Wednesday, 26 January 2005

English Meals

Lian's christening: reception at Gateway Hotel, Surigao.

The first meal I encountered when I arrived in England almost two years ago was a bowl of what seemed to me was dried cow food. It was like a left-over from a day's harvest of palay which turned rock-hard from moisture and the baking-heat of the mid-day sun. I looked at my father-in-law, who I only met less than 24 hours, and realised he wasn't joking, and in fact was eating the same thing as well. I demanded for an explanation from K. It was called Weetabix, which apparently could be eaten with sugar and milk or simply dry with a bit of butter or cheese. I didn't touch it but I knew from that moment that I was in for a stomach-churning food shock.

I decided to have coffee instead and looking at the breadbin, I was hopeful and positive that I could go through the morning without a hitch. As soon as my mouth closed for its first bite of a Warburton bread, I felt a well of tears descending my cheeks. The bread was dry and tasteless. K explained that it wasn't sweetened, unlike the bread I'm used to in the Philippines which could be eaten on its own even without the aid of butter, cheese, marmalade of jam. I remembered with longing the precious pan de sal and bohol and even the 'american bread' which is actually sliced bread that I can sandwich bihon with.

My incredulity was turned to hysterical laughter and embarassment as we started discussing how food should be eaten properly. K started to tell his parents that Surigaonons eat pasta sandwiched in two slices of bread, and that hotdogs are added, and that it is, again, like bread, sweetened. And worse, that pasta is cut into tiny pieces which is a crime, at least for the Italians.

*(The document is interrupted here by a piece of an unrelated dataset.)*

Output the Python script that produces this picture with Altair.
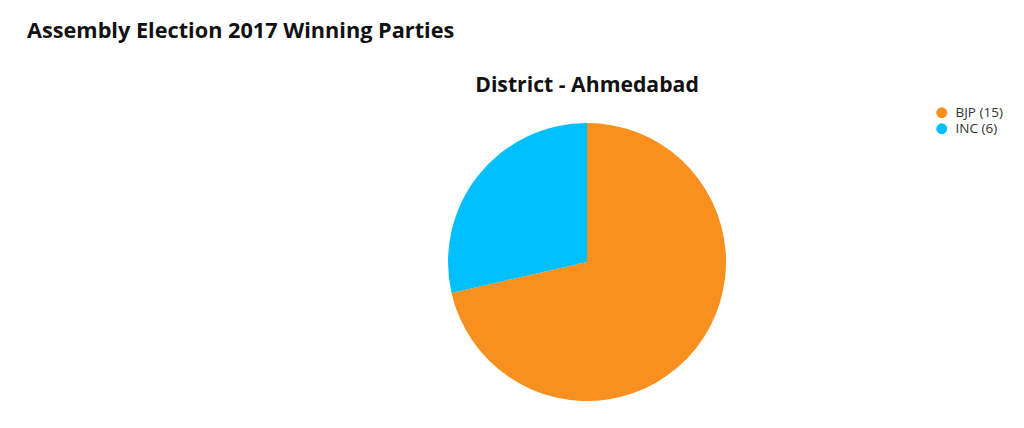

I was quick to point out though that in Surigao, we eat fresh food all the time. Fish, meat, chicken, vegetables are all fresh (like an hour old sometimes) and that potatoes are considered veges which are usually cooked with meat in soup and not the main constant dish, like rice. The worst report of K was that Filipinos can eat with gusto with their bare hands. How they can manipulate their fingers to bring rice to the mouth was beyond him.

While all these discussions went on, I welcomed myself to the land of processed food. No blood, no bones. Just clean, ready to cook/ready to eat food.

I wonder where on earth I could find kinilaw na nukos.


Astrantia said...

Oh my goodness! How cruel! I really feel for you :-( Weetabix dry with cheese? How disgusting! I wouldn't touch that within a thousand miles, yuck.

I miss pan de sal... so much I'm going to try and cook it myself.

There's nothing wrong with eating with your hands, nor with a spoon and a fork. Hell, I do!

I can assure you, we don't all think like that.

Soy said...

I know...I've never eaten dry weetabix but after months of getting used to the look of it, it has now become my breakfast favorite, as opposed to the salty Kelloggs corn flakes. I'm not a fan of toasts and i can't be really bothered cooking rice in the morning so i don't have an option.